The European Parliament's Committees on the Environment, Climate and Food Safety and on the Internal Market and Consumer Protection have put forward Amendment 211, proposing to reject the European Commission’s ambitious plans to regulate circularity requirements for vehicle design and end-of-life vehicle management across the EU. This move is poised to stir reactions among vehicle owners, manufacturers, recyclers, national authorities, and environment-focused interest groups, with implications for property rights and regulatory scope.

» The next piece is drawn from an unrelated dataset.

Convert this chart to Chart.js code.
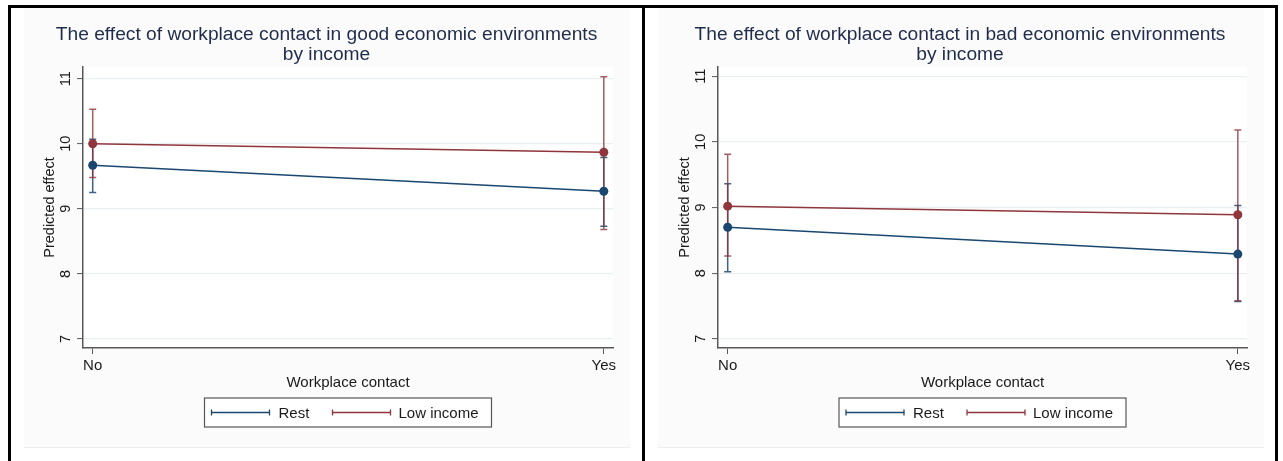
<!DOCTYPE html>
<html>
<head>
<meta charset="utf-8">
<script src="https://cdn.jsdelivr.net/npm/chart.js@4.4.1/dist/chart.umd.min.js"></script>
<style>
  body { margin: 0; background: #fff; width: 1283px; height: 461px; overflow: hidden; position: relative; }
  .panel { position: absolute; top: 5px; height: 480px; border: 3px solid #000; box-sizing: border-box; background: #fff; }
  #p1 { left: 8px; width: 637px; }
  #p2 { left: 642px; width: 636px; }
  canvas { position: absolute; left: 0; top: 0; }
</style>
</head>
<body>
<div class="panel" id="p1"><canvas id="good" width="631" height="453"></canvas></div>
<div class="panel" id="p2"><canvas id="bad" width="630" height="453"></canvas></div>
<script>
// categories on the x axis (0 = No, 1 = Yes)
const categories = ['No', 'Yes'];
const yTicks = [7, 8, 9, 10, 11];
const seriesNames = ['Rest', 'Low income'];

// good economic environments
const goodRest = [9.67, 9.27];
const goodRestLo = [9.25, 8.73];
const goodRestHi = [10.07, 9.79];
const goodLow = [10.0, 9.87];
const goodLowLo = [9.48, 8.68];
const goodLowHi = [10.53, 11.03];

// bad economic environments
const badRest = [8.70, 8.29];
const badRestLo = [8.02, 7.57];
const badRestHi = [9.36, 9.03];
const badLow = [9.02, 8.89];
const badLowLo = [8.26, 7.58];
const badLowHi = [9.81, 10.18];

const colors = {
    rest: '#1a476f',       // stata navy
    low: '#90353b',        // stata maroon
    restCI: 'rgba(26,71,111,0.85)',
    lowCI: 'rgba(144,53,59,0.8)',
    grid: '#e9f0f2',
    axis: '#585858',
    title: '#1f2c4c',
    text: '#1a1a1a'
};
const FONT = '"Liberation Sans", Arial, Helvetica, sans-serif';

function toPoints(vals) {
    return vals.map((v, i) => ({ x: i, y: v }));
}

// draws the stata-like extras: background, CIs, texts, legend
function stataPlugin(title) {
    return {
        id: 'stataDecor',
        beforeDraw(chart) {
            const ctx = chart.ctx;
            ctx.save();
            ctx.fillStyle = '#fbfbfb';
            ctx.fillRect(13, 0, 606, 439);
            ctx.strokeStyle = '#eeeeee';
            ctx.lineWidth = 1;
            ctx.beginPath();
            ctx.moveTo(13, 439.5);
            ctx.lineTo(619, 439.5);
            ctx.stroke();
            const a = chart.chartArea;
            ctx.fillStyle = '#ffffff';
            ctx.fillRect(a.left, a.top, a.right - a.left, a.bottom - a.top);
            ctx.restore();
        },
        beforeDatasetsDraw(chart) {
            const ctx = chart.ctx;
            const xs = chart.scales.x, ys = chart.scales.y;
            const cis = chart.options.plugins.stataDecor.cis;
            ctx.save();
            ctx.lineWidth = 1.5;
            cis.forEach(ci => {
                ctx.strokeStyle = ci.color;
                ci.lo.forEach((lo, i) => {
                    const x = xs.getPixelForValue(i);
                    const y1 = ys.getPixelForValue(lo);
                    const y2 = ys.getPixelForValue(ci.hi[i]);
                    ctx.beginPath();
                    ctx.moveTo(x, y1); ctx.lineTo(x, y2);
                    ctx.moveTo(x - 3.5, y1); ctx.lineTo(x + 3.5, y1);
                    ctx.moveTo(x - 3.5, y2); ctx.lineTo(x + 3.5, y2);
                    ctx.stroke();
                });
            });
            ctx.restore();
        },
        afterDraw(chart) {
            const ctx = chart.ctx;
            const a = chart.chartArea;
            const xs = chart.scales.x, ys = chart.scales.y;
            const cx = (a.left + a.right) / 2;
            ctx.save();

            // title
            ctx.fillStyle = colors.title;
            ctx.font = '19.2px ' + FONT;
            ctx.textAlign = 'center';
            ctx.textBaseline = 'middle';
            ctx.fillText(title[0], chart.width / 2, 26.5);
            ctx.fillText(title[1], chart.width / 2, 46.5);

            // y tick labels, rotated like stata
            ctx.fillStyle = colors.text;
            ctx.font = '14.5px ' + FONT;
            yTicks.forEach(t => {
                ctx.save();
                ctx.translate(a.left - 17.5, ys.getPixelForValue(t));
                ctx.rotate(-Math.PI / 2);
                ctx.fillText(String(t), 0, 0);
                ctx.restore();
            });

            // y axis title
            ctx.save();
            ctx.translate(a.left - 33.5, (a.top + a.bottom) / 2);
            ctx.rotate(-Math.PI / 2);
            ctx.fillText('Predicted effect', 0, 0);
            ctx.restore();

            // x tick labels and title
            ctx.font = '15px ' + FONT;
            categories.forEach((c, i) => {
                ctx.fillText(c, xs.getPixelForValue(i), a.bottom + 18);
            });
            ctx.fillText('Workplace contact', cx, a.bottom + 34.5);

            // legend
            const top = a.bottom + 50, h = 29;
            ctx.fillStyle = '#ffffff';
            ctx.fillRect(cx - 143.5, top, 287, h);
            ctx.strokeStyle = colors.axis;
            ctx.lineWidth = 1.2;
            ctx.strokeRect(cx - 143.5, top, 287, h);
            const ly = top + h / 2;
            const items = [
                { name: seriesNames[0], color: colors.rest, x0: cx - 136.5, tx: cx - 69.5 },
                { name: seriesNames[1], color: colors.low, x0: cx - 15.5, tx: cx + 50.5 }
            ];
            items.forEach(it => {
                ctx.strokeStyle = it.color;
                ctx.lineWidth = 1.3;
                ctx.beginPath();
                ctx.moveTo(it.x0, ly); ctx.lineTo(it.x0 + 58, ly);
                ctx.moveTo(it.x0, ly - 3); ctx.lineTo(it.x0, ly + 3);
                ctx.moveTo(it.x0 + 58, ly - 3); ctx.lineTo(it.x0 + 58, ly + 3);
                ctx.stroke();
                ctx.fillStyle = colors.text;
                ctx.textAlign = 'left';
                ctx.fillText(it.name, it.tx, ly + 1);
            });
            ctx.restore();
        }
    };
}

function makeChart(id, title, rest, low, cis, yMin, yMax, padLeft, padRight) {
    const ctx = document.getElementById(id);
    return new Chart(ctx.getContext('2d'), {
        type: 'line',
        data: {
            datasets: [
                {
                    label: seriesNames[0],
                    data: toPoints(rest),
                    borderColor: colors.rest,
                    backgroundColor: colors.rest,
                    borderWidth: 1.5,
                    pointRadius: 4.5,
                    pointBorderWidth: 0,
                    tension: 0
                },
                {
                    label: seriesNames[1],
                    data: toPoints(low),
                    borderColor: colors.low,
                    backgroundColor: colors.low,
                    borderWidth: 1.5,
                    pointRadius: 4.5,
                    pointBorderWidth: 0,
                    tension: 0
                }
            ]
        },
        options: {
            responsive: false,
            animation: false,
            events: [],
            layout: { padding: { left: padLeft, right: padRight, top: 59, bottom: 113 } },
            scales: {
                x: {
                    type: 'linear',
                    min: -0.019,
                    max: 1.018,
                    afterBuildTicks: s => { s.ticks = categories.map((c, i) => ({ value: i })); },
                    afterFit: s => { s.height = 0; },
                    ticks: { display: false },
                    border: { display: true, color: colors.axis, width: 1.5 },
                    grid: { drawOnChartArea: false, drawTicks: true, tickLength: 6, tickColor: colors.axis, tickWidth: 1 }
                },
                y: {
                    min: yMin,
                    max: yMax,
                    afterBuildTicks: s => { s.ticks = yTicks.map(v => ({ value: v })); },
                    afterFit: s => { s.width = 0; },
                    ticks: { display: false },
                    border: { display: true, color: colors.axis, width: 1.5 },
                    grid: { color: colors.grid, lineWidth: 1.2, drawTicks: true, tickLength: 6, tickColor: colors.axis, tickWidth: 1 }
                }
            },
            plugins: {
                legend: { display: false },
                title: { display: false },
                tooltip: { enabled: false },
                stataDecor: { cis }
            }
        },
        plugins: [stataPlugin(title)]
    });
}

makeChart('good',
    ['The effect of workplace contact in good economic environments', 'by income'],
    goodRest, goodLow,
    [
        { lo: goodRestLo, hi: goodRestHi, color: colors.restCI },
        { lo: goodLowLo, hi: goodLowHi, color: colors.lowCI }
    ],
    6.86, 11.18, 72, 29);

makeChart('bad',
    ['The effect of workplace contact in bad economic environments', 'by income'],
    badRest, badLow,
    [
        { lo: badRestLo, hi: badRestHi, color: colors.restCI },
        { lo: badLowLo, hi: badLowHi, color: colors.lowCI }
    ],
    6.86, 11.14, 73, 28);
</script>
</body>
</html>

Published on 21 February 2025 by the Committees within the European Parliament, Amendment 211 addresses the draft report related to the proposed Regulation COM(2023)0451. This amendment is part of the EU legislative co-decision process, specifically critiquing the Commission’s proposal that seeks to amend Regulations (EU) 2018/858 and 2019/1020 and repeal earlier Directives 2000/53/EC and 2005/64/EC.
Amendment 211 is a non-legal, political amendment explicitly recommending rejection of the Commission’s regulation proposal. Rather than setting new numerical targets or institutional frameworks, it focuses on contesting legal principles and administrative implications — principally by emphasizing perceived violations of property rights, administrative burdens, ambiguous empowerment of authorities, and disproportional restrictions on repair and restoration activities.
The amendment clearly signals a resistance to augmenting EU powers over vehicle classification and end-of-life mandates, maintaining the status quo of national legal frameworks. It effectively prioritizes property ownership rights and business freedom in repair markets over potentially expanded environmental governance and harmonized circularity standards. This stance entails trade-offs between the decentralization of regulatory powers and halting progress towards unified environmental objectives in vehicle lifecycle management.
Vehicle owners benefit from safeguarding their rights over private property, while manufacturers, repairers, and recyclers avoid new compliance costs but might see delays in unified standards that could foster long-term sustainability. National authorities retain their autonomy but face ongoing fragmentation in regulation enforcement. Environmental advocates may view this as a setback for the EU's circular economy ambitions for the automotive sector.
Institutionally, this amendment marks a pivotal moment in the legislative process, potentially stopping the proposal in its tracks or forcing renegotiations. The Parliament’s plenary vote and subsequent Council responses are expected to be closely watched, as this decision directly influences the balance between EU integration and national sovereignty in environmental regulation.